AIM OF THE EXERCISE: Copy out all the lines exactly. Omit pictures.

======== SOURCE DATA ========

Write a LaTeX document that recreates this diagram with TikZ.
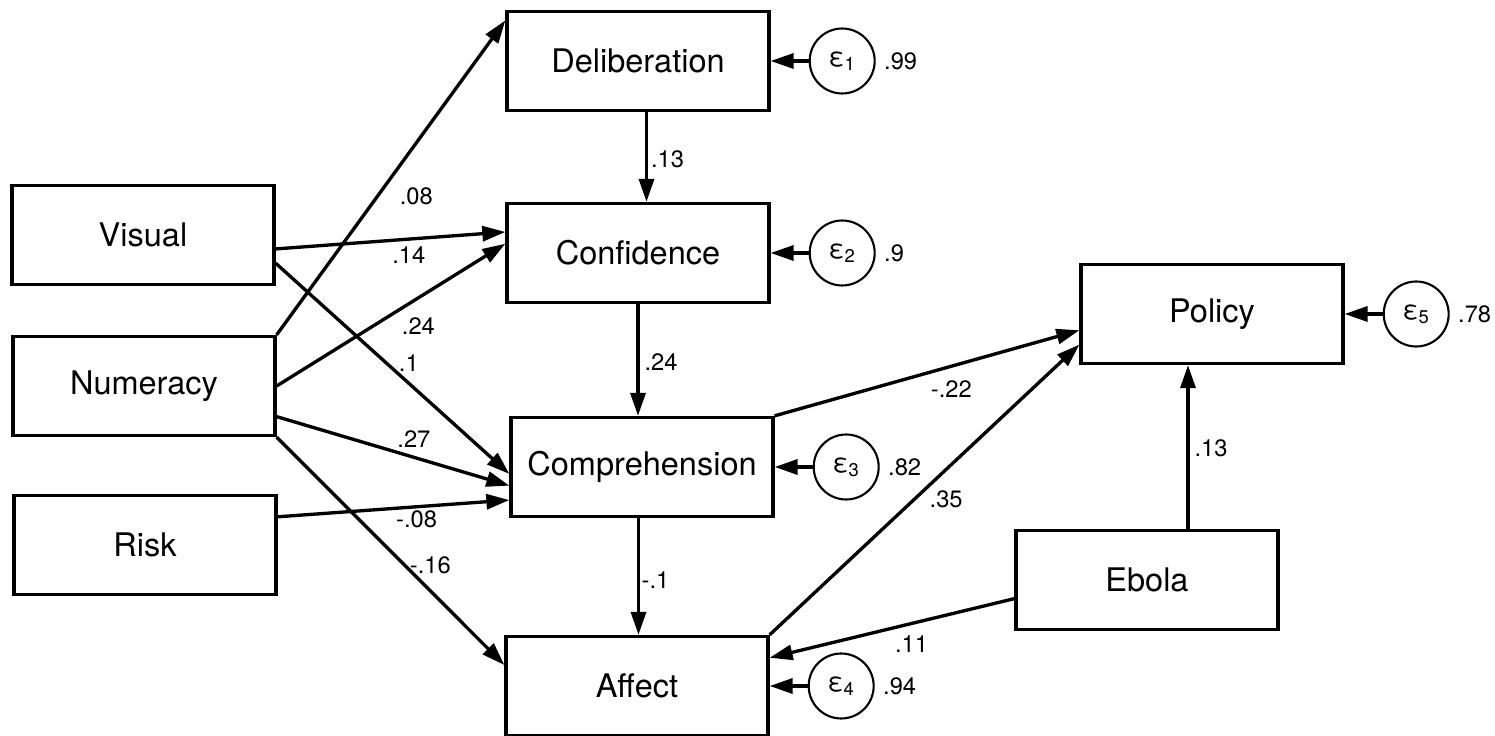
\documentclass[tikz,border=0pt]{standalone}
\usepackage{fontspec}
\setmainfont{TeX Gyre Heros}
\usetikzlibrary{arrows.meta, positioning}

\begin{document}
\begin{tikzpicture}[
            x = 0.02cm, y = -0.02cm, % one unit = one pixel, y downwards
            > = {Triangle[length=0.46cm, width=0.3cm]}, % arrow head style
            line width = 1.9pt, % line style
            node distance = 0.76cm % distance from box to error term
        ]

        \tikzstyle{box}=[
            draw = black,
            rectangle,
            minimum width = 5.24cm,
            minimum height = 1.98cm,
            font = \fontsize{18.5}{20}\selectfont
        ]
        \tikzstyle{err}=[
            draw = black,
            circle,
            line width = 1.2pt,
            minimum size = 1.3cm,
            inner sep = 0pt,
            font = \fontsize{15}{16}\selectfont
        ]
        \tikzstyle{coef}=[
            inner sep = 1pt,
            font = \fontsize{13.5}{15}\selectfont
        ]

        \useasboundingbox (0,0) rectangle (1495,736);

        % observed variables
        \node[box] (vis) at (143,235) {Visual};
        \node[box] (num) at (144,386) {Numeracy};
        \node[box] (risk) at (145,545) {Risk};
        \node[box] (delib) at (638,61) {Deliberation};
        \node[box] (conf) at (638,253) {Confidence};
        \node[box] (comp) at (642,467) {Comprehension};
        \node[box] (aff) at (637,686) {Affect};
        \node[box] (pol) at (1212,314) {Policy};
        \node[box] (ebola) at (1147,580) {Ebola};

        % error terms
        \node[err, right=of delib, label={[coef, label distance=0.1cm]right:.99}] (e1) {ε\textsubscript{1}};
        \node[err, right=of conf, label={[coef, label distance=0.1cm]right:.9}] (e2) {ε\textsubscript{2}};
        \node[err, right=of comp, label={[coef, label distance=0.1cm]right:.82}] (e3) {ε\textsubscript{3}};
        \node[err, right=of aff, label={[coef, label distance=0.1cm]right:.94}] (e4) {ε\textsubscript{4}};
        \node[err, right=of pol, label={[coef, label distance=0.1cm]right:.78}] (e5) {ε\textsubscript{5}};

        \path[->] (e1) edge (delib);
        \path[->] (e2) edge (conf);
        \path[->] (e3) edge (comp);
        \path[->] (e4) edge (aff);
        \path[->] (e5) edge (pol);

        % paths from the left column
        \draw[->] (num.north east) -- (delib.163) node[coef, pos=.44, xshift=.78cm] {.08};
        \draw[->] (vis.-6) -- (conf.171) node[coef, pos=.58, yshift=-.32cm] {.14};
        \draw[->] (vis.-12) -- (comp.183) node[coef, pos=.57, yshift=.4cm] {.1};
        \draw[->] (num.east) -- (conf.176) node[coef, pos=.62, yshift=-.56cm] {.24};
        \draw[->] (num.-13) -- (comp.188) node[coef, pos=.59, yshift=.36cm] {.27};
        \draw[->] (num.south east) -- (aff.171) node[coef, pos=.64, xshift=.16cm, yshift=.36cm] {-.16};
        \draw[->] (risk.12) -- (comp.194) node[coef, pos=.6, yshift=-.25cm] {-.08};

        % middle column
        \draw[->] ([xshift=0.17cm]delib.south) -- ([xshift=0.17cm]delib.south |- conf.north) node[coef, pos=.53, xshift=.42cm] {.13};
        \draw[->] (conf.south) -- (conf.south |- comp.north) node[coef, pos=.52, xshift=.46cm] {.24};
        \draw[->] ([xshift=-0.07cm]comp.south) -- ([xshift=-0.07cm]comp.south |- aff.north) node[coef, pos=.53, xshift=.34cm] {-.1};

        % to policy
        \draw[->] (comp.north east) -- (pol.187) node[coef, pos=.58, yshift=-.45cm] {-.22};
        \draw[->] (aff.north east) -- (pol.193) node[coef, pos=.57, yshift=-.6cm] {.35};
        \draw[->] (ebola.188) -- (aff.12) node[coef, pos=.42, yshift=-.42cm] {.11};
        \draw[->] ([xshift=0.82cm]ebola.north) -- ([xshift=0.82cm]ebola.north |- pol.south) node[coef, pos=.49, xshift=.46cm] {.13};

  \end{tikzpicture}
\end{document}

========

RESPONSE TO THE EXERCISE:
Write a LaTeX document that recreates this diagram with TikZ.
\documentclass[tikz,border=0pt]{standalone}
\usepackage{fontspec}
\setmainfont{TeX Gyre Heros}
\usetikzlibrary{arrows.meta, positioning}

\begin{document}
\begin{tikzpicture}[
            x = 0.02cm, y = -0.02cm, % one unit = one pixel, y downwards
            > = {Triangle[length=0.46cm, width=0.3cm]}, % arrow head style
            line width = 1.9pt, % line style
            node distance = 0.76cm % distance from box to error term
        ]

        \tikzstyle{box}=[
            draw = black,
            rectangle,
            minimum width = 5.24cm,
            minimum height = 1.98cm,
            font = \fontsize{18.5}{20}\selectfont
        ]
        \tikzstyle{err}=[
            draw = black,
            circle,
            line width = 1.2pt,
            minimum size = 1.3cm,
            inner sep = 0pt,
            font = \fontsize{15}{16}\selectfont
        ]
        \tikzstyle{coef}=[
            inner sep = 1pt,
            font = \fontsize{13.5}{15}\selectfont
        ]

        \useasboundingbox (0,0) rectangle (1495,736);

        % observed variables
        \node[box] (vis) at (143,235) {Visual};
        \node[box] (num) at (144,386) {Numeracy};
        \node[box] (risk) at (145,545) {Risk};
        \node[box] (delib) at (638,61) {Deliberation};
        \node[box] (conf) at (638,253) {Confidence};
        \node[box] (comp) at (642,467) {Comprehension};
        \node[box] (aff) at (637,686) {Affect};
        \node[box] (pol) at (1212,314) {Policy};
        \node[box] (ebola) at (1147,580) {Ebola};

        % error terms
        \node[err, right=of delib, label={[coef, label distance=0.1cm]right:.99}] (e1) {ε\textsubscript{1}};
        \node[err, right=of conf, label={[coef, label distance=0.1cm]right:.9}] (e2) {ε\textsubscript{2}};
        \node[err, right=of comp, label={[coef, label distance=0.1cm]right:.82}] (e3) {ε\textsubscript{3}};
        \node[err, right=of aff, label={[coef, label distance=0.1cm]right:.94}] (e4) {ε\textsubscript{4}};
        \node[err, right=of pol, label={[coef, label distance=0.1cm]right:.78}] (e5) {ε\textsubscript{5}};

        \path[->] (e1) edge (delib);
        \path[->] (e2) edge (conf);
        \path[->] (e3) edge (comp);
        \path[->] (e4) edge (aff);
        \path[->] (e5) edge (pol);

        % paths from the left column
        \draw[->] (num.north east) -- (delib.163) node[coef, pos=.44, xshift=.78cm] {.08};
        \draw[->] (vis.-6) -- (conf.171) node[coef, pos=.58, yshift=-.32cm] {.14};
        \draw[->] (vis.-12) -- (comp.183) node[coef, pos=.57, yshift=.4cm] {.1};
        \draw[->] (num.east) -- (conf.176) node[coef, pos=.62, yshift=-.56cm] {.24};
        \draw[->] (num.-13) -- (comp.188) node[coef, pos=.59, yshift=.36cm] {.27};
        \draw[->] (num.south east) -- (aff.171) node[coef, pos=.64, xshift=.16cm, yshift=.36cm] {-.16};
        \draw[->] (risk.12) -- (comp.194) node[coef, pos=.6, yshift=-.25cm] {-.08};

        % middle column
        \draw[->] ([xshift=0.17cm]delib.south) -- ([xshift=0.17cm]delib.south |- conf.north) node[coef, pos=.53, xshift=.42cm] {.13};
        \draw[->] (conf.south) -- (conf.south |- comp.north) node[coef, pos=.52, xshift=.46cm] {.24};
        \draw[->] ([xshift=-0.07cm]comp.south) -- ([xshift=-0.07cm]comp.south |- aff.north) node[coef, pos=.53, xshift=.34cm] {-.1};

        % to policy
        \draw[->] (comp.north east) -- (pol.187) node[coef, pos=.58, yshift=-.45cm] {-.22};
        \draw[->] (aff.north east) -- (pol.193) node[coef, pos=.57, yshift=-.6cm] {.35};
        \draw[->] (ebola.188) -- (aff.12) node[coef, pos=.42, yshift=-.42cm] {.11};
        \draw[->] ([xshift=0.82cm]ebola.north) -- ([xshift=0.82cm]ebola.north |- pol.south) node[coef, pos=.49, xshift=.46cm] {.13};

  \end{tikzpicture}
\end{document}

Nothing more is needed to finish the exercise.